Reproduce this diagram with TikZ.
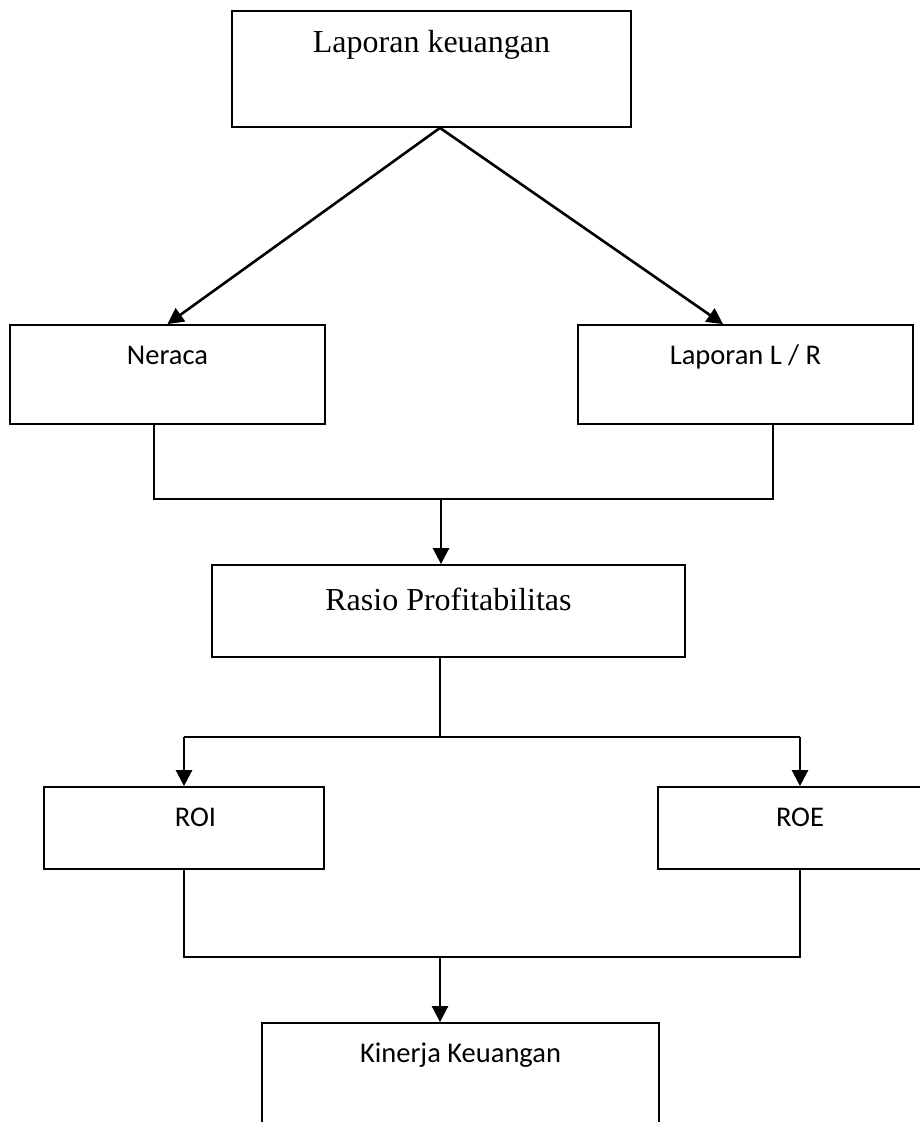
\documentclass[tikz,border=0pt]{standalone}
\usepackage{fontspec}
\setmainfont{Liberation Serif}
\newfontfamily\calibri{Carlito}
\usetikzlibrary{arrows.meta}

\tikzset{
    box/.style={draw, rectangle, line width=1.8pt, inner sep=0pt},
    serif/.style={font=\fontsize{32}{38}\selectfont},
    sans/.style={font=\calibri\fontsize{28.5}{34}\selectfont},
    line/.style={line width=1.8pt},
    arr/.style={line width=2.6pt, -{Triangle[length=16pt,width=16pt]}},
}

\begin{document}
\begin{tikzpicture}[x=1pt, y=-1pt]
    \useasboundingbox (0,0) rectangle (920,1122);
    \clip (0,0) rectangle (920,1122);
    \node[box, serif, minimum width=399pt, text height=41pt, text depth=75pt] (LK) at (431.5,69) {Laporan keuangan};
    \node[box, sans, minimum width=315pt, text height=39pt, text depth=60pt] (NR) at (167.5,374.5) {Neraca};
    \node[box, sans, minimum width=335pt, text height=39pt, text depth=60pt] (LR) at (745.5,374.5) {Laporan L / R};
    \node[box, serif, minimum width=473pt, text height=45pt, text depth=47pt] (RP) at (448.5,611) {Rasio Profitabilitas};
    \node[box, sans, minimum width=280pt, text height=39pt, text depth=43pt] (ROI) at (184,828) {\hspace*{23pt}ROI};
    \node[box, sans, minimum width=284pt, text height=39pt, text depth=43pt] (ROE) at (800,828) {ROE};
    \node[box, sans, minimum width=397pt, text height=39pt, text depth=101pt] (KK) at (460.5,1093) {Kinerja Keuangan};
    % junctions
    \coordinate (J1) at (441,499);
    \coordinate (J2) at (440,737);
    \coordinate (J3) at (440,957);
    \draw[arr] ([xshift=8.5pt]LK.south) -- (NR.north);
    \draw[arr] ([xshift=8.5pt]LK.south) -- ([xshift=-22.5pt]LR.north);
    \draw[line] ([xshift=-13.5pt]NR.south) |- (J1) -| ([xshift=27.5pt]LR.south);
    \draw[arr] (J1) -- (J1 |- RP.north);
    \draw[line] (J2 |- RP.south) -- (J2);
    \draw[line] (ROI.north |- J2) -- (ROE.north |- J2);
    \draw[arr] (ROI.north |- J2) -- (ROI.north);
    \draw[arr] (ROE.north |- J2) -- (ROE.north);
    \draw[line] (ROI.south) |- (J3) -| (ROE.south);
    \draw[arr] (J3) -- (J3 |- KK.north);
\end{tikzpicture}
\end{document}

....

*JOB:* Print each line of the material above exactly, with the pictures removed from your copy.

*SOLUTION FOR THIS EXERCISE:*
Reproduce this diagram with TikZ.
\documentclass[tikz,border=0pt]{standalone}
\usepackage{fontspec}
\setmainfont{Liberation Serif}
\newfontfamily\calibri{Carlito}
\usetikzlibrary{arrows.meta}

\tikzset{
    box/.style={draw, rectangle, line width=1.8pt, inner sep=0pt},
    serif/.style={font=\fontsize{32}{38}\selectfont},
    sans/.style={font=\calibri\fontsize{28.5}{34}\selectfont},
    line/.style={line width=1.8pt},
    arr/.style={line width=2.6pt, -{Triangle[length=16pt,width=16pt]}},
}

\begin{document}
\begin{tikzpicture}[x=1pt, y=-1pt]
    \useasboundingbox (0,0) rectangle (920,1122);
    \clip (0,0) rectangle (920,1122);
    \node[box, serif, minimum width=399pt, text height=41pt, text depth=75pt] (LK) at (431.5,69) {Laporan keuangan};
    \node[box, sans, minimum width=315pt, text height=39pt, text depth=60pt] (NR) at (167.5,374.5) {Neraca};
    \node[box, sans, minimum width=335pt, text height=39pt, text depth=60pt] (LR) at (745.5,374.5) {Laporan L / R};
    \node[box, serif, minimum width=473pt, text height=45pt, text depth=47pt] (RP) at (448.5,611) {Rasio Profitabilitas};
    \node[box, sans, minimum width=280pt, text height=39pt, text depth=43pt] (ROI) at (184,828) {\hspace*{23pt}ROI};
    \node[box, sans, minimum width=284pt, text height=39pt, text depth=43pt] (ROE) at (800,828) {ROE};
    \node[box, sans, minimum width=397pt, text height=39pt, text depth=101pt] (KK) at (460.5,1093) {Kinerja Keuangan};
    % junctions
    \coordinate (J1) at (441,499);
    \coordinate (J2) at (440,737);
    \coordinate (J3) at (440,957);
    \draw[arr] ([xshift=8.5pt]LK.south) -- (NR.north);
    \draw[arr] ([xshift=8.5pt]LK.south) -- ([xshift=-22.5pt]LR.north);
    \draw[line] ([xshift=-13.5pt]NR.south) |- (J1) -| ([xshift=27.5pt]LR.south);
    \draw[arr] (J1) -- (J1 |- RP.north);
    \draw[line] (J2 |- RP.south) -- (J2);
    \draw[line] (ROI.north |- J2) -- (ROE.north |- J2);
    \draw[arr] (ROI.north |- J2) -- (ROI.north);
    \draw[arr] (ROE.north |- J2) -- (ROE.north);
    \draw[line] (ROI.south) |- (J3) -| (ROE.south);
    \draw[arr] (J3) -- (J3 |- KK.north);
\end{tikzpicture}
\end{document}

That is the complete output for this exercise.